**GIVEN INFORMATION:**
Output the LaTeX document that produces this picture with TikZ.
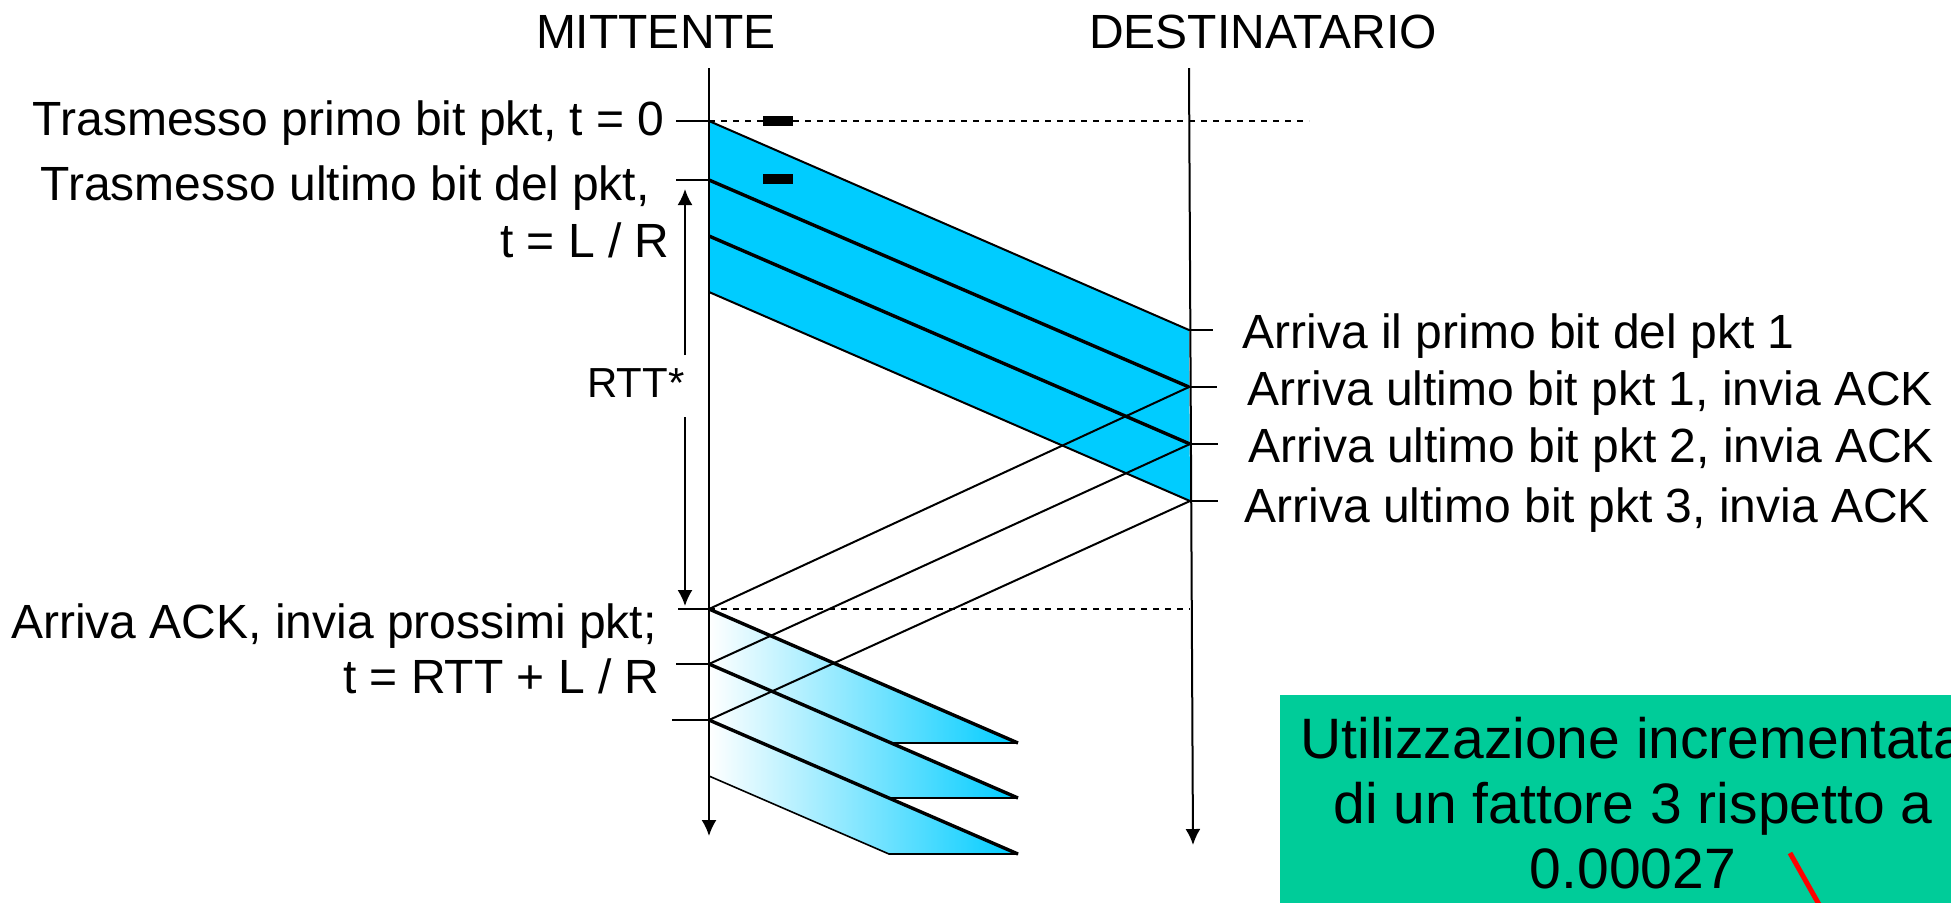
\documentclass[tikz,border=0pt]{standalone}
\usepackage{fontspec}
\setmainfont{Liberation Sans}
\usetikzlibrary{arrows.meta,positioning}

\definecolor{pktblue}{RGB}{0,204,255}
\definecolor{boxgreen}{RGB}{0,204,153}

\tikzset{
	timeline/.style={line width=1pt, -{Latex[length=8pt,width=7.5pt]}},
	tick/.style={line width=0.8pt},
	edgeline/.style={line width=1pt},
	bitline/.style={line width=1.7pt},
	ackline/.style={line width=1pt},
	lbl/.style={font=\fontsize{24}{28}\selectfont, inner sep=0pt},
	blip/.style={fill=black, minimum width=15pt, minimum height=5pt, inner sep=0pt},
}

\begin{document}
\begin{tikzpicture}[x=0.5pt,y=-0.5pt]
	\useasboundingbox (0,0) rectangle (1951,902);
	\clip (0,0) rectangle (1951,902);

	% points on the sender and receiver lines
	\coordinate (sTop) at (709,68);
	\coordinate (sEnd) at (709,836);
	\coordinate (rTop) at (1189,68);
	\coordinate (rEnd) at (1193,845);
	\coordinate (s0) at (709,121);
	\coordinate (s1) at (709,180);
	\coordinate (s2) at (709,236);
	\coordinate (s3) at (709,292);
	\coordinate (r0) at (1189,330);
	\coordinate (r1) at (1189,387);
	\coordinate (r2) at (1190,444);
	\coordinate (r3) at (1190,501);
	\coordinate (a1) at (709,609);
	\coordinate (a2) at (709,664);
	\coordinate (a3) at (709,720);
	\coordinate (a4) at (709,776);
	\coordinate (t1) at (1018,743);
	\coordinate (t2) at (1018,798);
	\coordinate (t3) at (1018,854);
	\coordinate (b1) at (890,743);
	\coordinate (b2) at (889,798);
	\coordinate (b3) at (889,854);
	\coordinate (dEnd) at (1309,121);
	\coordinate (rAck) at (1190,609);

	% first window of packets
	\fill[pktblue] (s0) -- (r0) -- (r3) -- (s3) -- cycle;
	\draw[edgeline] (s0) -- (r0);
	\draw[edgeline] (s3) -- (r3);
	\draw[bitline] (s1) -- (r1);
	\draw[bitline] (s2) -- (r2);

	% next window of packets
	\shade[left color=white, right color=pktblue] (a1) -- (t1) -- (b1) -- (a2) -- cycle;
	\shade[left color=white, right color=pktblue] (a2) -- (t2) -- (b2) -- (a3) -- cycle;
	\shade[left color=white, right color=pktblue] (a3) -- (t3) -- (b3) -- (a4) -- cycle;
	\draw[tick] (t1) -- (b1);
	\draw[tick] (t2) -- (b2);
	\draw[tick] (t3) -- (b3) -- (a4);
	\draw[bitline] (a1) -- (t1);
	\draw[bitline] (a2) -- (t2);
	\draw[bitline] (a3) -- (t3);

	% ACKs
	\draw[ackline] (r1) -- (a1);
	\draw[ackline] (r2) -- (a2);
	\draw[ackline] (r3) -- (a3);

	% time lines
	\draw[timeline] (sTop) -- (sEnd);
	\draw[timeline] (rTop) -- (rEnd);
	\draw[dashed, line width=0.7pt] (s0) -- (dEnd);
	\draw[dashed, line width=0.7pt] (a1) -- (rAck);

	\node[blip] (blip0) at (778,121) {};
	\node[blip] (blip1) at (778,179) {};

	% ticks
	\draw[tick] (s0) -- ++(-33,0);
	\draw[tick] (s1) -- ++(-33,0);
	\draw[tick] (a1) -- ++(-31,0);
	\draw[tick] (a2) -- ++(-33,0);
	\draw[tick] (a3) -- ++(-37,0);
	\draw[tick] (r0) -- ++(24,0);
	\draw[tick] (r1) -- ++(28,0);
	\draw[tick] (r2) -- ++(28,0);
	\draw[tick] (r3) -- ++(28,0);

	% RTT
	\node[lbl, font=\fontsize{21}{25}\selectfont, anchor=base west] (rtt) at (587,397) {RTT*};
	\coordinate (rttUp) at (685,189);
	\coordinate (rttA) at (685,355);
	\coordinate (rttB) at (685,417);
	\coordinate (rttDown) at (685,606);
	\draw[timeline] (rttA) -- (rttUp);
	\draw[timeline] (rttB) -- (rttDown);

	% labels
	\node[lbl, anchor=base] (snd) at (656,48) {MITTENTE};
	\node[lbl, anchor=base] (rcv) at (1263,48) {DESTINATARIO};
	\node[lbl, anchor=base east] (tx0) at (665,135) {Trasmesso primo bit pkt, t = 0};
	\node[lbl, anchor=base east] (tx1) at (650,200) {Trasmesso ultimo bit del pkt,};
	\node[lbl, anchor=base east] (tx1t) at (670,257) {t = L / R};
	\node[lbl, anchor=base east] (ack) at (657,638) {Arriva ACK, invia prossimi pkt;};
	\node[lbl, anchor=base east] (ackt) at (660,693) {t = RTT + L / R};
	\node[lbl, anchor=base west] (rx0) at (1242,348) {Arriva il primo bit del pkt 1};
	\node[lbl, anchor=base west] (rx1) at (1247,405) {Arriva ultimo bit pkt 1, invia ACK};
	\node[lbl, anchor=base west] (rx2) at (1248,462) {Arriva ultimo bit pkt 2, invia ACK};
	\node[lbl, anchor=base west] (rx3) at (1244,522) {Arriva ultimo bit pkt 3, invia ACK};

	% utilization box
	\fill[boxgreen] (1280,695) rectangle (1960,910);
	\node[inner sep=0pt, align=center, anchor=base, font=\fontsize{28.5}{32.5}\selectfont] (util) at (1633,888)
		{Utilizzazione incrementata\\di un fattore 3 rispetto a\\0.00027};
	\coordinate (redA) at (1790,853);
	\coordinate (redB) at (1830,924);
	\draw[red, line width=2.5pt] (redA) -- (redB);
\end{tikzpicture}
\end{document}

**TASK BRIEF:** Return the listing above in full and without alteration, excluding its pictures.

**FINISHED TASK:**
Output the LaTeX document that produces this picture with TikZ.
\documentclass[tikz,border=0pt]{standalone}
\usepackage{fontspec}
\setmainfont{Liberation Sans}
\usetikzlibrary{arrows.meta,positioning}

\definecolor{pktblue}{RGB}{0,204,255}
\definecolor{boxgreen}{RGB}{0,204,153}

\tikzset{
	timeline/.style={line width=1pt, -{Latex[length=8pt,width=7.5pt]}},
	tick/.style={line width=0.8pt},
	edgeline/.style={line width=1pt},
	bitline/.style={line width=1.7pt},
	ackline/.style={line width=1pt},
	lbl/.style={font=\fontsize{24}{28}\selectfont, inner sep=0pt},
	blip/.style={fill=black, minimum width=15pt, minimum height=5pt, inner sep=0pt},
}

\begin{document}
\begin{tikzpicture}[x=0.5pt,y=-0.5pt]
	\useasboundingbox (0,0) rectangle (1951,902);
	\clip (0,0) rectangle (1951,902);

	% points on the sender and receiver lines
	\coordinate (sTop) at (709,68);
	\coordinate (sEnd) at (709,836);
	\coordinate (rTop) at (1189,68);
	\coordinate (rEnd) at (1193,845);
	\coordinate (s0) at (709,121);
	\coordinate (s1) at (709,180);
	\coordinate (s2) at (709,236);
	\coordinate (s3) at (709,292);
	\coordinate (r0) at (1189,330);
	\coordinate (r1) at (1189,387);
	\coordinate (r2) at (1190,444);
	\coordinate (r3) at (1190,501);
	\coordinate (a1) at (709,609);
	\coordinate (a2) at (709,664);
	\coordinate (a3) at (709,720);
	\coordinate (a4) at (709,776);
	\coordinate (t1) at (1018,743);
	\coordinate (t2) at (1018,798);
	\coordinate (t3) at (1018,854);
	\coordinate (b1) at (890,743);
	\coordinate (b2) at (889,798);
	\coordinate (b3) at (889,854);
	\coordinate (dEnd) at (1309,121);
	\coordinate (rAck) at (1190,609);

	% first window of packets
	\fill[pktblue] (s0) -- (r0) -- (r3) -- (s3) -- cycle;
	\draw[edgeline] (s0) -- (r0);
	\draw[edgeline] (s3) -- (r3);
	\draw[bitline] (s1) -- (r1);
	\draw[bitline] (s2) -- (r2);

	% next window of packets
	\shade[left color=white, right color=pktblue] (a1) -- (t1) -- (b1) -- (a2) -- cycle;
	\shade[left color=white, right color=pktblue] (a2) -- (t2) -- (b2) -- (a3) -- cycle;
	\shade[left color=white, right color=pktblue] (a3) -- (t3) -- (b3) -- (a4) -- cycle;
	\draw[tick] (t1) -- (b1);
	\draw[tick] (t2) -- (b2);
	\draw[tick] (t3) -- (b3) -- (a4);
	\draw[bitline] (a1) -- (t1);
	\draw[bitline] (a2) -- (t2);
	\draw[bitline] (a3) -- (t3);

	% ACKs
	\draw[ackline] (r1) -- (a1);
	\draw[ackline] (r2) -- (a2);
	\draw[ackline] (r3) -- (a3);

	% time lines
	\draw[timeline] (sTop) -- (sEnd);
	\draw[timeline] (rTop) -- (rEnd);
	\draw[dashed, line width=0.7pt] (s0) -- (dEnd);
	\draw[dashed, line width=0.7pt] (a1) -- (rAck);

	\node[blip] (blip0) at (778,121) {};
	\node[blip] (blip1) at (778,179) {};

	% ticks
	\draw[tick] (s0) -- ++(-33,0);
	\draw[tick] (s1) -- ++(-33,0);
	\draw[tick] (a1) -- ++(-31,0);
	\draw[tick] (a2) -- ++(-33,0);
	\draw[tick] (a3) -- ++(-37,0);
	\draw[tick] (r0) -- ++(24,0);
	\draw[tick] (r1) -- ++(28,0);
	\draw[tick] (r2) -- ++(28,0);
	\draw[tick] (r3) -- ++(28,0);

	% RTT
	\node[lbl, font=\fontsize{21}{25}\selectfont, anchor=base west] (rtt) at (587,397) {RTT*};
	\coordinate (rttUp) at (685,189);
	\coordinate (rttA) at (685,355);
	\coordinate (rttB) at (685,417);
	\coordinate (rttDown) at (685,606);
	\draw[timeline] (rttA) -- (rttUp);
	\draw[timeline] (rttB) -- (rttDown);

	% labels
	\node[lbl, anchor=base] (snd) at (656,48) {MITTENTE};
	\node[lbl, anchor=base] (rcv) at (1263,48) {DESTINATARIO};
	\node[lbl, anchor=base east] (tx0) at (665,135) {Trasmesso primo bit pkt, t = 0};
	\node[lbl, anchor=base east] (tx1) at (650,200) {Trasmesso ultimo bit del pkt,};
	\node[lbl, anchor=base east] (tx1t) at (670,257) {t = L / R};
	\node[lbl, anchor=base east] (ack) at (657,638) {Arriva ACK, invia prossimi pkt;};
	\node[lbl, anchor=base east] (ackt) at (660,693) {t = RTT + L / R};
	\node[lbl, anchor=base west] (rx0) at (1242,348) {Arriva il primo bit del pkt 1};
	\node[lbl, anchor=base west] (rx1) at (1247,405) {Arriva ultimo bit pkt 1, invia ACK};
	\node[lbl, anchor=base west] (rx2) at (1248,462) {Arriva ultimo bit pkt 2, invia ACK};
	\node[lbl, anchor=base west] (rx3) at (1244,522) {Arriva ultimo bit pkt 3, invia ACK};

	% utilization box
	\fill[boxgreen] (1280,695) rectangle (1960,910);
	\node[inner sep=0pt, align=center, anchor=base, font=\fontsize{28.5}{32.5}\selectfont] (util) at (1633,888)
		{Utilizzazione incrementata\\di un fattore 3 rispetto a\\0.00027};
	\coordinate (redA) at (1790,853);
	\coordinate (redB) at (1830,924);
	\draw[red, line width=2.5pt] (redA) -- (redB);
\end{tikzpicture}
\end{document}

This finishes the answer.